Ich bin manchmal fast ein bisschen verlegen, wie gradlinig „Das Buch der Augen“ erzählt ist. Es gibt graduelle Enthüllungen von Informationen über die Welt und neuer Facetten der Haupt- und Nebenfiguren, aber es ist keine komplexe politische Fantasy voller Twists. Mit etwas zeitlichem Abstand bin ich aber positiv überrascht, wie gut mich die Sprache in den Kopf meiner Hauptfigur und in die geschilderte Urban-Fantasy-Welt führt, und wie viel Spaß ich daran habe, mir letztere bildlich vorzustellen. „Das Buch der Augen“ spielt in einem Setting, das weder Lesende noch Figuren je komplett verstehen, dafür erleben sie es aber in all seiner düsteren Opulenz. Ich mag die Ästhetik und Atmosphäre des Buches sehr: das kalte, heruntergekommene, aber doch irgendwie vertraute Berlin und die anderen Welten mit all ihrem Anlass zu Staunen und Schrecken, ihren Formen und Farbschemata und beängstigenden (oder auffällig abwesenden) Bewohnern.
Wahrscheinlich werde ich nie objektiv beurteilen können, wie gut Renia als Figur funktioniert – sie ist in vieler Hinsicht anders als ich, aber gleichzeitig habe ich bei ihr stärker aus meinen persönlichen Erfahrungen geschöpft als bei jeder meiner High-Fantasy-Figuren, die einen völlig anderen Hintergrund haben und bei denen psychische Gesundheit auf andere Weise thematisiert wird. Daher mag es an unseren Gemeinsamkeiten liegen, dass ich sie beim Lesen unglaublich plausibel finde. Ich bin aber vorsichtig optimistisch, dass der Text sie tatsächlich gut mit all ihrer Verletzlichkeit und Sehnsucht, ihrer Arroganz und ihren Zweifeln einfängt. Renia, ihre Entwicklung und ihr Kampf gegen offensichtliche und weniger offensichtliche Gefahren ist das Herz des Buches und ich bin sehr zufrieden mit ihr und ihrer Stimme.
Ich wünschte, DBDA wäre nicht relevant
Eine sehr ambivalente Erfahrung ist es, „Das Buch der Augen“ zu lesen und festzustellen, dass das Buch vielleicht aktueller ist als zum Zeitpunkt seiner Veröffentlichung.

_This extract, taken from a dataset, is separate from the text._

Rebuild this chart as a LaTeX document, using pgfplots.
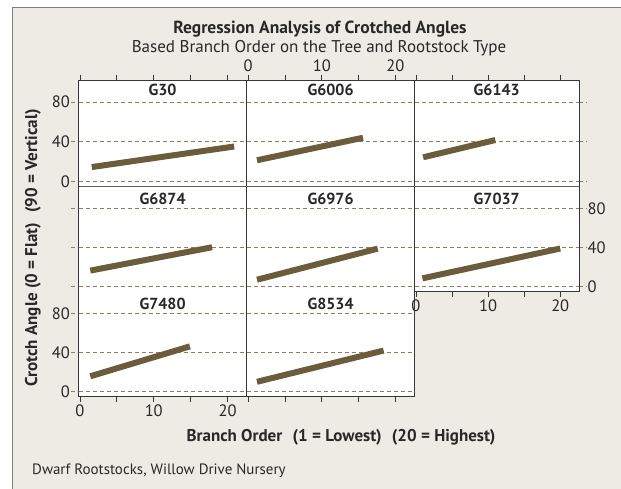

Viel hat sich nicht geändert – Renia hat zum Beispiel nach wie vor allen Grund, bei einem Klimaprotest zu stehen, der im Vergleich zu früher an Teilnehmenden und Hoffnung verloren hat, und an politischer Stagnation zu verzweifeln.
Das große Thema im Buch ist jedoch Renias Kampf mit Depression und Einsamkeit und fehlendem Selbstwertgefühl und früher oder später wird allen Lesenden (und Renia als allerletztes) auffallen, dass ihre Versuche, wenigstens ihr Essverhalten zu kontrollieren, gefährlich ausgeartet sind. Renias Geschichte ist eine Charakterstudie und eine actionreiche Urban-Fantasy-Geschichte über Menschen und Monster, aber ein kleines bisschen auch warnendes Beispiel. Und das sie fühlt sich in einer Zeit vermehrter Schlagzeilen über die Rückkehr von sehr dünnen Körpern als Schönheitsideal und Influencer und Online-Bubbles, die gefährlich restriktives Essverhalten propagieren, leider sehr gegenwartsbezogen und relevant an.
Oft sind es die Realitätsbezüge, die die Arbeit an einer Geschichte für mich interessant machen – gerade bei meinen jüngeren Projekten, die sich mehr aus meinen Erfahrungen, meinen Gedanken und meinem Wissen über die reale Welt in Geschichte und Gegenwart speisen als noch die Drúdir-Trilogie, die sehr ein Remix meiner Fantasy-Einflüsse war. Gleichzeitig schaue ich meine Bücher an und wünsche mir, dass Leute sie als puren Eskapismus lesen könnten, bei dem sich die geschilderten Probleme weit weg anfühlen.